Clark Wade with a White truck.
Victor Hugo, the famous French author of “Les Misérables,” once wrote, “Each man should frame life so that, at some future hour, fact and his dreaming meet.” Clark Wade of Tucker, Ga., might be the poster child for Hugo’s whimsical quote.
Clark, at age 4, began dreaming on a big scale. “I had a couple of Smith-Miller GMCs then, and I wondered how super it would be if other truck brands were made in model or toy form. I had an imaginary friend, George, who lived on an imaginary street and had all kinds of imaginary toy trucks and construction equipment. When my parents, John and Eleanor Wade, asked me where George lived, I said, ‘Fumby Street,’” he said. The real Fumby Street was a farmer’s access path to the fields behind the houses on the street where Clark grew up. Years later, Clark’s childhood dream and his present-day reality would collide.
One of Clark’s oldest memories is getting a Smith-Miller Mobil gas tanker for his third birthday. “I played with trucks and construction equipment constantly as a kid and had quite a number of them—Smith-Millers, Doepke, Nylint, Tonka, Wyandotte, Structo, but sadly, I have none of the originals today. My parents were some of the great, Guinness Record holders, thrower-outers of all time,” he said.

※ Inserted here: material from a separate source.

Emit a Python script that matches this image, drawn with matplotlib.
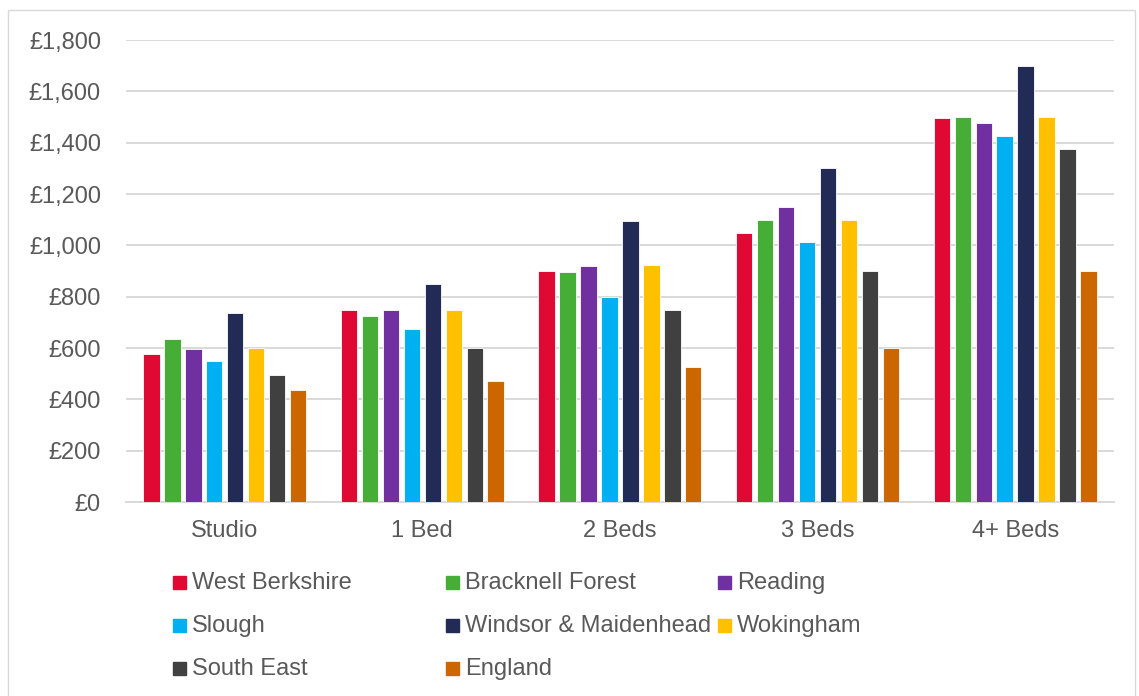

As a teen, Clark built a lot of plastic model kits, mostly cars. But in 1987, he became a serious collector of mid-century 1/12 and 1/16 scale trucks and construction toys. “I was helping Sarah, my wife, clean her mother’s basement and found a few old toys there, including a Doepke ladder truck and a Marx six-wheel Army truck. Then, boing! I was hooked again. I became an adult collector that day, and 30 years later, I’m still just as excited about model trucks as I was on that special day,” he said.